• [SOURCE EXCERPT]:
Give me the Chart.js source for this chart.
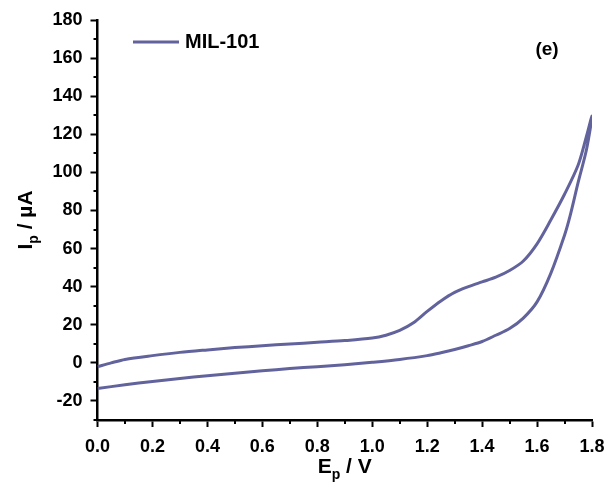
<!DOCTYPE html>
<html>
<head>
<meta charset="utf-8">
<script src="https://cdn.jsdelivr.net/npm/chart.js@4.4.1/dist/chart.umd.min.js"></script>
<style>
  html, body { margin: 0; padding: 0; background: #ffffff; }
  #wrap { width: 608px; height: 491px; }
</style>
</head>
<body>
<div id="wrap"><canvas id="cvChart"></canvas></div>
<script>
// forward (anodic) scan, 0 -> 1.8 V
const forwardE = [0.0, 0.05, 0.1, 0.2, 0.3, 0.4, 0.5, 0.6, 0.7, 0.8, 0.9, 1.0, 1.05, 1.1, 1.15, 1.2, 1.25, 1.3, 1.35, 1.4, 1.45, 1.5, 1.55, 1.6, 1.65, 1.7, 1.75, 1.78, 1.8];
const forwardI = [-2, 0, 1.8, 3.8, 5.5, 6.8, 8, 9, 9.9, 10.8, 11.7, 13, 14.5, 17, 21, 27, 32.5, 37, 40, 42.5, 45, 48.5, 53.5, 62.5, 75, 88.5, 104, 119, 129.5];
// reverse scan, 1.8 -> 0 V
const reverseE = [1.78, 1.75, 1.72, 1.7, 1.65, 1.6, 1.55, 1.5, 1.45, 1.4, 1.35, 1.3, 1.25, 1.2, 1.1, 1.0, 0.9, 0.8, 0.7, 0.6, 0.5, 0.4, 0.3, 0.2, 0.1, 0.0];
const reverseI = [112, 95, 77, 67, 47, 32, 23.5, 18, 14.5, 11.2, 9, 7, 5.3, 3.8, 1.8, 0.3, -1, -2, -3, -4.2, -5.5, -6.8, -8.2, -9.8, -11.5, -13.5];

const seriesLabel = 'MIL-101';
const panelLabel = '(e)';
const xTickLabels = ['0.0', '0.2', '0.4', '0.6', '0.8', '1.0', '1.2', '1.4', '1.6', '1.8'];
const yTickLabels = ['-20', '0', '20', '40', '60', '80', '100', '120', '140', '160', '180'];

const lineColor = '#62639c';
const fontFamily = "'Liberation Sans', Arial, sans-serif";

const points = [];
forwardE.forEach((e, i) => points.push({ x: e, y: forwardI[i] }));
reverseE.forEach((e, i) => points.push({ x: e, y: reverseI[i] }));

function isMajor(v, step) {
  const r = v / step;
  return Math.abs(r - Math.round(r)) < 1e-6;
}

// draws text pieces, with a lowered small "p" for the subscripts
function drawSubText(ctx, parts, size) {
  let total = 0;
  parts.forEach(p => {
    ctx.font = `bold ${p.sub ? Math.round(size * 0.68) : size}px ${fontFamily}`;
    p.w = ctx.measureText(p.t).width;
    total += p.w;
  });
  let x = -total / 2;
  parts.forEach(p => {
    ctx.font = `bold ${p.sub ? Math.round(size * 0.68) : size}px ${fontFamily}`;
    ctx.fillText(p.t, x, p.sub ? size * 0.3 : 0);
    x += p.w;
  });
}

const extrasPlugin = {
  id: 'extras',
  afterDraw(chart) {
    const ctx = chart.ctx;
    const xs = chart.scales.x;
    const ys = chart.scales.y;
    const area = chart.chartArea;
    ctx.save();
    ctx.strokeStyle = '#000';
    ctx.lineWidth = 2;
    // minor ticks
    for (let v = 0.1; v < 1.8; v += 0.2) {
      const px = Math.round(xs.getPixelForValue(v));
      ctx.beginPath();
      ctx.moveTo(px, area.bottom);
      ctx.lineTo(px, area.bottom + 4);
      ctx.stroke();
    }
    for (let v = -30; v < 180; v += 20) {
      const py = Math.round(ys.getPixelForValue(v));
      ctx.beginPath();
      ctx.moveTo(area.left, py);
      ctx.lineTo(area.left - 4, py);
      ctx.stroke();
    }

    // legend
    ctx.strokeStyle = lineColor;
    ctx.lineWidth = 3;
    ctx.beginPath();
    ctx.moveTo(133, 42);
    ctx.lineTo(179, 42);
    ctx.stroke();
    ctx.fillStyle = '#000';
    ctx.font = `bold 20px ${fontFamily}`;
    ctx.textAlign = 'left';
    ctx.textBaseline = 'middle';
    ctx.fillText(seriesLabel, 185, 42);

    ctx.font = `bold 19px ${fontFamily}`;
    ctx.textAlign = 'center';
    ctx.fillText(panelLabel, 547, 50);

    // axis titles
    ctx.textAlign = 'left';
    ctx.textBaseline = 'alphabetic';
    ctx.save();
    ctx.translate((area.left + area.right) / 2, 473);
    drawSubText(ctx, [{ t: 'E' }, { t: 'p', sub: true }, { t: ' / V' }], 21);
    ctx.restore();

    ctx.save();
    ctx.translate(32, (area.top + area.bottom) / 2);
    ctx.rotate(-Math.PI / 2);
    drawSubText(ctx, [{ t: 'I' }, { t: 'p', sub: true }, { t: ' / \u00b5A' }], 21);
    ctx.restore();
    ctx.restore();
  }
};

new Chart(document.getElementById('cvChart'), {
  type: 'scatter',
  data: {
    datasets: [{
      label: seriesLabel,
      data: points,
      showLine: true,
      borderColor: lineColor,
      backgroundColor: lineColor,
      borderWidth: 3,
      pointRadius: 0,
      tension: 0.3
    }]
  },
  options: {
    responsive: true,
    maintainAspectRatio: false,
    animation: false,
    layout: { padding: { top: 20, right: 0, bottom: 0, left: 0 } },
    plugins: {
      legend: { display: false },
      tooltip: { enabled: false }
    },
    scales: {
      x: {
        type: 'linear',
        min: 0,
        max: 1.8,
        afterFit: s => {
          s.height = 71;
          s.paddingRight = 16;
        },
        border: { display: true, color: '#000', width: 2.5 },
        grid: {
          drawOnChartArea: false,
          drawTicks: true,
          tickLength: 7,
          tickWidth: 2,
          tickColor: '#000'
        },
        ticks: {
          stepSize: 0.2,
          autoSkip: false,
          maxRotation: 0,
          padding: 9,
          color: '#000',
          font: { family: fontFamily, size: 18, weight: 'bold' },
          callback: v => {
            const s = v.toFixed(1);
            return xTickLabels.includes(s) ? s : '';
          }
        }
      },
      y: {
        type: 'linear',
        min: -30,
        max: 180,
        afterFit: s => { s.width = 97.5; },
        border: { display: true, color: '#000', width: 2.5 },
        grid: {
          drawOnChartArea: false,
          drawTicks: true,
          tickLength: 7,
          tickWidth: 2,
          tickColor: ctx => (ctx.tick && isMajor(ctx.tick.value, 20) ? '#000' : 'rgba(0,0,0,0)')
        },
        ticks: {
          stepSize: 10,
          autoSkip: false,
          padding: 8,
          color: '#000',
          font: { family: fontFamily, size: 18, weight: 'bold' },
          callback: v => {
            const s = String(v);
            return yTickLabels.includes(s) ? s : '';
          }
        }
      }
    }
  },
  plugins: [extrasPlugin]
});
</script>
</body>
</html>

• [EXERCISE PROMPT]: Reproduce the material in full, word for word, and omit the pictures.

• [CORRECT RESULT]:
Give me the Chart.js source for this chart.
<!DOCTYPE html>
<html>
<head>
<meta charset="utf-8">
<script src="https://cdn.jsdelivr.net/npm/chart.js@4.4.1/dist/chart.umd.min.js"></script>
<style>
  html, body { margin: 0; padding: 0; background: #ffffff; }
  #wrap { width: 608px; height: 491px; }
</style>
</head>
<body>
<div id="wrap"><canvas id="cvChart"></canvas></div>
<script>
// forward (anodic) scan, 0 -> 1.8 V
const forwardE = [0.0, 0.05, 0.1, 0.2, 0.3, 0.4, 0.5, 0.6, 0.7, 0.8, 0.9, 1.0, 1.05, 1.1, 1.15, 1.2, 1.25, 1.3, 1.35, 1.4, 1.45, 1.5, 1.55, 1.6, 1.65, 1.7, 1.75, 1.78, 1.8];
const forwardI = [-2, 0, 1.8, 3.8, 5.5, 6.8, 8, 9, 9.9, 10.8, 11.7, 13, 14.5, 17, 21, 27, 32.5, 37, 40, 42.5, 45, 48.5, 53.5, 62.5, 75, 88.5, 104, 119, 129.5];
// reverse scan, 1.8 -> 0 V
const reverseE = [1.78, 1.75, 1.72, 1.7, 1.65, 1.6, 1.55, 1.5, 1.45, 1.4, 1.35, 1.3, 1.25, 1.2, 1.1, 1.0, 0.9, 0.8, 0.7, 0.6, 0.5, 0.4, 0.3, 0.2, 0.1, 0.0];
const reverseI = [112, 95, 77, 67, 47, 32, 23.5, 18, 14.5, 11.2, 9, 7, 5.3, 3.8, 1.8, 0.3, -1, -2, -3, -4.2, -5.5, -6.8, -8.2, -9.8, -11.5, -13.5];

const seriesLabel = 'MIL-101';
const panelLabel = '(e)';
const xTickLabels = ['0.0', '0.2', '0.4', '0.6', '0.8', '1.0', '1.2', '1.4', '1.6', '1.8'];
const yTickLabels = ['-20', '0', '20', '40', '60', '80', '100', '120', '140', '160', '180'];

const lineColor = '#62639c';
const fontFamily = "'Liberation Sans', Arial, sans-serif";

const points = [];
forwardE.forEach((e, i) => points.push({ x: e, y: forwardI[i] }));
reverseE.forEach((e, i) => points.push({ x: e, y: reverseI[i] }));

function isMajor(v, step) {
  const r = v / step;
  return Math.abs(r - Math.round(r)) < 1e-6;
}

// draws text pieces, with a lowered small "p" for the subscripts
function drawSubText(ctx, parts, size) {
  let total = 0;
  parts.forEach(p => {
    ctx.font = `bold ${p.sub ? Math.round(size * 0.68) : size}px ${fontFamily}`;
    p.w = ctx.measureText(p.t).width;
    total += p.w;
  });
  let x = -total / 2;
  parts.forEach(p => {
    ctx.font = `bold ${p.sub ? Math.round(size * 0.68) : size}px ${fontFamily}`;
    ctx.fillText(p.t, x, p.sub ? size * 0.3 : 0);
    x += p.w;
  });
}

const extrasPlugin = {
  id: 'extras',
  afterDraw(chart) {
    const ctx = chart.ctx;
    const xs = chart.scales.x;
    const ys = chart.scales.y;
    const area = chart.chartArea;
    ctx.save();
    ctx.strokeStyle = '#000';
    ctx.lineWidth = 2;
    // minor ticks
    for (let v = 0.1; v < 1.8; v += 0.2) {
      const px = Math.round(xs.getPixelForValue(v));
      ctx.beginPath();
      ctx.moveTo(px, area.bottom);
      ctx.lineTo(px, area.bottom + 4);
      ctx.stroke();
    }
    for (let v = -30; v < 180; v += 20) {
      const py = Math.round(ys.getPixelForValue(v));
      ctx.beginPath();
      ctx.moveTo(area.left, py);
      ctx.lineTo(area.left - 4, py);
      ctx.stroke();
    }

    // legend
    ctx.strokeStyle = lineColor;
    ctx.lineWidth = 3;
    ctx.beginPath();
    ctx.moveTo(133, 42);
    ctx.lineTo(179, 42);
    ctx.stroke();
    ctx.fillStyle = '#000';
    ctx.font = `bold 20px ${fontFamily}`;
    ctx.textAlign = 'left';
    ctx.textBaseline = 'middle';
    ctx.fillText(seriesLabel, 185, 42);

    ctx.font = `bold 19px ${fontFamily}`;
    ctx.textAlign = 'center';
    ctx.fillText(panelLabel, 547, 50);

    // axis titles
    ctx.textAlign = 'left';
    ctx.textBaseline = 'alphabetic';
    ctx.save();
    ctx.translate((area.left + area.right) / 2, 473);
    drawSubText(ctx, [{ t: 'E' }, { t: 'p', sub: true }, { t: ' / V' }], 21);
    ctx.restore();

    ctx.save();
    ctx.translate(32, (area.top + area.bottom) / 2);
    ctx.rotate(-Math.PI / 2);
    drawSubText(ctx, [{ t: 'I' }, { t: 'p', sub: true }, { t: ' / \u00b5A' }], 21);
    ctx.restore();
    ctx.restore();
  }
};

new Chart(document.getElementById('cvChart'), {
  type: 'scatter',
  data: {
    datasets: [{
      label: seriesLabel,
      data: points,
      showLine: true,
      borderColor: lineColor,
      backgroundColor: lineColor,
      borderWidth: 3,
      pointRadius: 0,
      tension: 0.3
    }]
  },
  options: {
    responsive: true,
    maintainAspectRatio: false,
    animation: false,
    layout: { padding: { top: 20, right: 0, bottom: 0, left: 0 } },
    plugins: {
      legend: { display: false },
      tooltip: { enabled: false }
    },
    scales: {
      x: {
        type: 'linear',
        min: 0,
        max: 1.8,
        afterFit: s => {
          s.height = 71;
          s.paddingRight = 16;
        },
        border: { display: true, color: '#000', width: 2.5 },
        grid: {
          drawOnChartArea: false,
          drawTicks: true,
          tickLength: 7,
          tickWidth: 2,
          tickColor: '#000'
        },
        ticks: {
          stepSize: 0.2,
          autoSkip: false,
          maxRotation: 0,
          padding: 9,
          color: '#000',
          font: { family: fontFamily, size: 18, weight: 'bold' },
          callback: v => {
            const s = v.toFixed(1);
            return xTickLabels.includes(s) ? s : '';
          }
        }
      },
      y: {
        type: 'linear',
        min: -30,
        max: 180,
        afterFit: s => { s.width = 97.5; },
        border: { display: true, color: '#000', width: 2.5 },
        grid: {
          drawOnChartArea: false,
          drawTicks: true,
          tickLength: 7,
          tickWidth: 2,
          tickColor: ctx => (ctx.tick && isMajor(ctx.tick.value, 20) ? '#000' : 'rgba(0,0,0,0)')
        },
        ticks: {
          stepSize: 10,
          autoSkip: false,
          padding: 8,
          color: '#000',
          font: { family: fontFamily, size: 18, weight: 'bold' },
          callback: v => {
            const s = String(v);
            return yTickLabels.includes(s) ? s : '';
          }
        }
      }
    }
  },
  plugins: [extrasPlugin]
});
</script>
</body>
</html>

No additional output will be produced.